Given exercise:
In this exercise, return the whole listing exactly, excluding any images.

[Begin]

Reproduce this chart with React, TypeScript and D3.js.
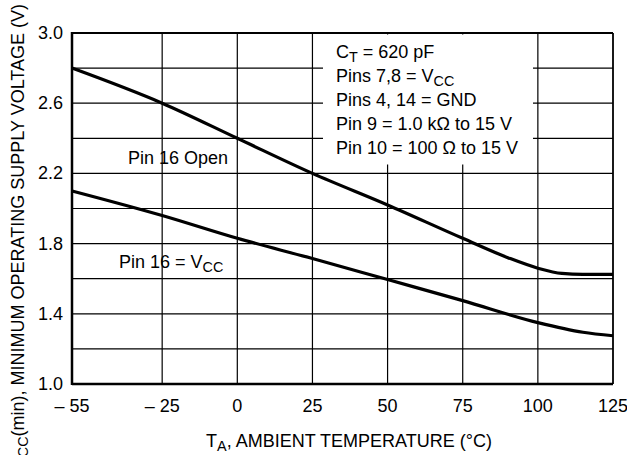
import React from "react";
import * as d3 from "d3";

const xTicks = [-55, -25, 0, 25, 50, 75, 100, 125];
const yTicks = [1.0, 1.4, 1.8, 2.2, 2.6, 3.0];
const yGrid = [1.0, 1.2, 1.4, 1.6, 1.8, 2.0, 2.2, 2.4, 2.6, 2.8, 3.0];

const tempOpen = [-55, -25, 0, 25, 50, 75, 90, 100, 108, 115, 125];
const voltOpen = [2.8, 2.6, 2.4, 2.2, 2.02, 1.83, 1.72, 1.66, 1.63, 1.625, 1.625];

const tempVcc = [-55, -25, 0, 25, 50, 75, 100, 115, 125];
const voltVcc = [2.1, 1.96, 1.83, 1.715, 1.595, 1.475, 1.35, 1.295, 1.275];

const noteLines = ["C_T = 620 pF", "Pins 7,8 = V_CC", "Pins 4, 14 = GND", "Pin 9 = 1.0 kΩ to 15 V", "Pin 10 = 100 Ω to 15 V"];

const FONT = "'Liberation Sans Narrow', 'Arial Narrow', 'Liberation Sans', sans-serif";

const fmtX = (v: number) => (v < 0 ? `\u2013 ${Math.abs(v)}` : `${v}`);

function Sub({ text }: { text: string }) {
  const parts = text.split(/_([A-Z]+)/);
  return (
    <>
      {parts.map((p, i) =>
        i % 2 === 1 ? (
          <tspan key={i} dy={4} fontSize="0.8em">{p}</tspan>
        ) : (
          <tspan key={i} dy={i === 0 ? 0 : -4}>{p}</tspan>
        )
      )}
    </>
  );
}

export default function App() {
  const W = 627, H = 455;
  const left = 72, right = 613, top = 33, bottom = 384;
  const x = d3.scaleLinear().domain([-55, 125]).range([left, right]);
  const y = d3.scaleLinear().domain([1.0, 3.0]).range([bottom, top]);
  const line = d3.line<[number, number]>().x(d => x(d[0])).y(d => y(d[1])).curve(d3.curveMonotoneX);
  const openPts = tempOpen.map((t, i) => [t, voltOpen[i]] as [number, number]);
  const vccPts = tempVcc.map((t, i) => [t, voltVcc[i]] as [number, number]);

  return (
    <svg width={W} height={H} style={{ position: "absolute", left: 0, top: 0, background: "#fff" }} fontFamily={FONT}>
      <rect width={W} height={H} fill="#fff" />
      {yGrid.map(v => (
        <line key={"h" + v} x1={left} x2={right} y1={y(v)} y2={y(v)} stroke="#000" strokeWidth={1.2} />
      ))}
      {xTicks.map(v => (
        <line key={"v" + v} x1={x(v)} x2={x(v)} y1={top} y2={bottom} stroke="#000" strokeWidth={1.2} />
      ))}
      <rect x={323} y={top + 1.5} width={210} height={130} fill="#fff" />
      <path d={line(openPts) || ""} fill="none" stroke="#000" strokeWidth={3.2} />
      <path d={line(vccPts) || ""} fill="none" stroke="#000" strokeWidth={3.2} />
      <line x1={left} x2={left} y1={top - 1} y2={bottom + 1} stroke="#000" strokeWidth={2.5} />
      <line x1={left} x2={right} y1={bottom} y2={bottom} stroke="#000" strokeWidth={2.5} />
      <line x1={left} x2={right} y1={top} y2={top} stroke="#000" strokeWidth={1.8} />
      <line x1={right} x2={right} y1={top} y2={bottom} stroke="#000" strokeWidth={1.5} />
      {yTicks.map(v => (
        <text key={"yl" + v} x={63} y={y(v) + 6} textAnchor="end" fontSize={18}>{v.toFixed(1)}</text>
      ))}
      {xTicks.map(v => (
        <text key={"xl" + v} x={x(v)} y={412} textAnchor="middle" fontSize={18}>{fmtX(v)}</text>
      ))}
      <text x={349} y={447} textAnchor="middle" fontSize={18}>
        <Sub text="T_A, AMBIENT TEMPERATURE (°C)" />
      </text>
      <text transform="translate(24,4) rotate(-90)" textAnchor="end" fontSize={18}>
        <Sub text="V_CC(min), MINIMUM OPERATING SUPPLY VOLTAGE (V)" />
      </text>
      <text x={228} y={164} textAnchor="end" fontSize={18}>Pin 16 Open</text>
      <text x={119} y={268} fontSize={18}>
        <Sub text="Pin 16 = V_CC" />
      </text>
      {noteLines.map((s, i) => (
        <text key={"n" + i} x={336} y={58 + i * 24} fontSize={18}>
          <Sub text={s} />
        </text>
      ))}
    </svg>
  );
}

[End]

Full answer:
Reproduce this chart with React, TypeScript and D3.js.
import React from "react";
import * as d3 from "d3";

const xTicks = [-55, -25, 0, 25, 50, 75, 100, 125];
const yTicks = [1.0, 1.4, 1.8, 2.2, 2.6, 3.0];
const yGrid = [1.0, 1.2, 1.4, 1.6, 1.8, 2.0, 2.2, 2.4, 2.6, 2.8, 3.0];

const tempOpen = [-55, -25, 0, 25, 50, 75, 90, 100, 108, 115, 125];
const voltOpen = [2.8, 2.6, 2.4, 2.2, 2.02, 1.83, 1.72, 1.66, 1.63, 1.625, 1.625];

const tempVcc = [-55, -25, 0, 25, 50, 75, 100, 115, 125];
const voltVcc = [2.1, 1.96, 1.83, 1.715, 1.595, 1.475, 1.35, 1.295, 1.275];

const noteLines = ["C_T = 620 pF", "Pins 7,8 = V_CC", "Pins 4, 14 = GND", "Pin 9 = 1.0 kΩ to 15 V", "Pin 10 = 100 Ω to 15 V"];

const FONT = "'Liberation Sans Narrow', 'Arial Narrow', 'Liberation Sans', sans-serif";

const fmtX = (v: number) => (v < 0 ? `\u2013 ${Math.abs(v)}` : `${v}`);

function Sub({ text }: { text: string }) {
  const parts = text.split(/_([A-Z]+)/);
  return (
    <>
      {parts.map((p, i) =>
        i % 2 === 1 ? (
          <tspan key={i} dy={4} fontSize="0.8em">{p}</tspan>
        ) : (
          <tspan key={i} dy={i === 0 ? 0 : -4}>{p}</tspan>
        )
      )}
    </>
  );
}

export default function App() {
  const W = 627, H = 455;
  const left = 72, right = 613, top = 33, bottom = 384;
  const x = d3.scaleLinear().domain([-55, 125]).range([left, right]);
  const y = d3.scaleLinear().domain([1.0, 3.0]).range([bottom, top]);
  const line = d3.line<[number, number]>().x(d => x(d[0])).y(d => y(d[1])).curve(d3.curveMonotoneX);
  const openPts = tempOpen.map((t, i) => [t, voltOpen[i]] as [number, number]);
  const vccPts = tempVcc.map((t, i) => [t, voltVcc[i]] as [number, number]);

  return (
    <svg width={W} height={H} style={{ position: "absolute", left: 0, top: 0, background: "#fff" }} fontFamily={FONT}>
      <rect width={W} height={H} fill="#fff" />
      {yGrid.map(v => (
        <line key={"h" + v} x1={left} x2={right} y1={y(v)} y2={y(v)} stroke="#000" strokeWidth={1.2} />
      ))}
      {xTicks.map(v => (
        <line key={"v" + v} x1={x(v)} x2={x(v)} y1={top} y2={bottom} stroke="#000" strokeWidth={1.2} />
      ))}
      <rect x={323} y={top + 1.5} width={210} height={130} fill="#fff" />
      <path d={line(openPts) || ""} fill="none" stroke="#000" strokeWidth={3.2} />
      <path d={line(vccPts) || ""} fill="none" stroke="#000" strokeWidth={3.2} />
      <line x1={left} x2={left} y1={top - 1} y2={bottom + 1} stroke="#000" strokeWidth={2.5} />
      <line x1={left} x2={right} y1={bottom} y2={bottom} stroke="#000" strokeWidth={2.5} />
      <line x1={left} x2={right} y1={top} y2={top} stroke="#000" strokeWidth={1.8} />
      <line x1={right} x2={right} y1={top} y2={bottom} stroke="#000" strokeWidth={1.5} />
      {yTicks.map(v => (
        <text key={"yl" + v} x={63} y={y(v) + 6} textAnchor="end" fontSize={18}>{v.toFixed(1)}</text>
      ))}
      {xTicks.map(v => (
        <text key={"xl" + v} x={x(v)} y={412} textAnchor="middle" fontSize={18}>{fmtX(v)}</text>
      ))}
      <text x={349} y={447} textAnchor="middle" fontSize={18}>
        <Sub text="T_A, AMBIENT TEMPERATURE (°C)" />
      </text>
      <text transform="translate(24,4) rotate(-90)" textAnchor="end" fontSize={18}>
        <Sub text="V_CC(min), MINIMUM OPERATING SUPPLY VOLTAGE (V)" />
      </text>
      <text x={228} y={164} textAnchor="end" fontSize={18}>Pin 16 Open</text>
      <text x={119} y={268} fontSize={18}>
        <Sub text="Pin 16 = V_CC" />
      </text>
      {noteLines.map((s, i) => (
        <text key={"n" + i} x={336} y={58 + i * 24} fontSize={18}>
          <Sub text={s} />
        </text>
      ))}
    </svg>
  );
}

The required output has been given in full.